Humane Finally Reveals Everything About Its $699 Phone-Killing Ai Pin
Here’s a detailed look at how the Ai Pin works.
Humane’s hype train has reached its final stop. After lots of teasers and vague marketing ops, Humane finally debuted its Ai Pin (pronounced like you would say AI and not “eye”), a clothing-based wearable device that is definitely, undoubtedly, for sure, not a smartphone.
Let’s dig in.
Humane Ai Pin price and release date
First thing’s first: the Ai Pin costs $699. Yes, that’s a lot of money, but Humane is clearly positioning this as a smartphone replacement and not as something you’d use in addition to a glass slab.
If that price makes you wince, well, brace yourself because you’ll have to pay a monthly subscription fee on top of that if you want to be on the cutting edge. To use the Ai Pin on the go, you’ll have to spend $24 per month for a phone number and service through T-Mobile. Humane says that the subscription price also includes cloud storage and “full access to Humane’s “growing suite of Ai-powered services.”
The Ai Pin will start in three color options — Equinox, Eclipse, and Lunar aka black, blacker, and white — and comes as a two-piece device that consists of the device itself and a battery booster that’s connected magnetically and works wirelessly through clothing. The detachable battery means you can swap batteries on the fly.
Altogether, buying the Ai Pin will also get you two battery boosters, a charging pad, a charging case, and (Apple be damned) a braided USB-C cable and a charging adapter.
Believe it or not, preorders are right around the corner, too. Humane says they’ll start on November 16 and the first devices will start shipping in early 2024. But what exactly are you preordering, you ask?
Humane Ai Pin Features
As you may have guessed from the name of the device, the Ai Pin centers on, well, AI.
It’s meant to be pinned to your shirt magnetically and heavily relies on a voice assistant to do most of what you can do on your smartphone — play music (through a partnership with Tidal), translate, answer web queries, dictate or summarize your email, all with the help of Humane’s own operating system called Cosmos.
Humane made a video showing off various use cases of the Ai Pin in action. See for yourself:
The “Ai Mic” can also apparently draft up voice messages that mimic the tone of your voice, which depending on your level of comfort with AI in general may either be very cool or very creepy. Sound-wise, Humane says the Ai Pin has a “Personic Speaker” that creates a “bubble of sound” around users for greater privacy. We’ll be the judge of how private that sound actually is once we get our hands-on one. You’ll also be able to connect a pair of Bluetooth earbuds or headphones to the Ai Pin if you really don’t want anyone hearing the AI voice assistant’s responses.

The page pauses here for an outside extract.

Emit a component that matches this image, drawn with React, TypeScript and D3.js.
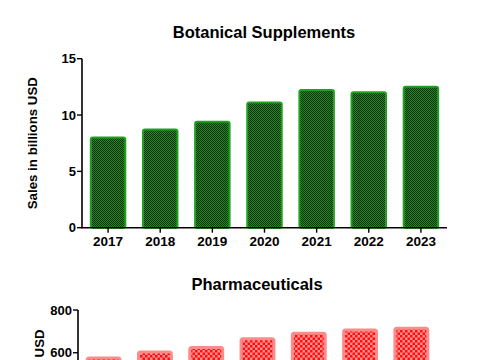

There’s also an “AI-powered photographer” according to Humane which lets you “capture and recall” memories.
One thing that Humane’s device definitely does not have, however, is a screen. That’s where the holographic display (potentially the Ai Pin’s most futuristic feature) comes in. With what’s being billed as a “Laser Ink Display” you’re able to project a small display onto your palm and then use gestures to interact with the Ai Pin for things like playing or pausing music. In Humane’s video, you can see a user tap their thumb and index finger together to select “click” things and even rotate their palm to trigger other actions.
If you don’t want to shout or project to use your Ai Pin, there’s also a touchpad, which to me feels like a bit of a half-measure toward a screen. Here’s to hoping that dictating to your Ai Pin is easier than the current crop of smart speakers.
And of course, this wouldn’t be a not-smartphone experience without a camera. Human says the Ai Pin uses a depth sensor and motion sensors which allows the device to “see” your environment which is handy for things like multimodal search — think showing your Ai Pin an object and then asking how much it is and where to buy it. When the camera is activated, a “Trust Light” ticks on to let people know you’re recording.
It seems Humane has learned at least something from the Google Glass backlash.
Who is this the Ai Pin for?
The idea behind the Ai Pin is pretty simple: screens are bad, and so are smartphones.
If you love social media, the Ai Pin is not the device for you. There will be no doom scrolling through social feeds here and no apps thirsting for your constant attention. “We don’t do apps,” says Humane co-founder Bethany Bongiorno in the product launch video.
In a lot of ways, I get it. I think the harmful effects of social media and constant notifications are well-documented at this point. Whether people can ween themselves off of apps and the attention economy is another question entirely.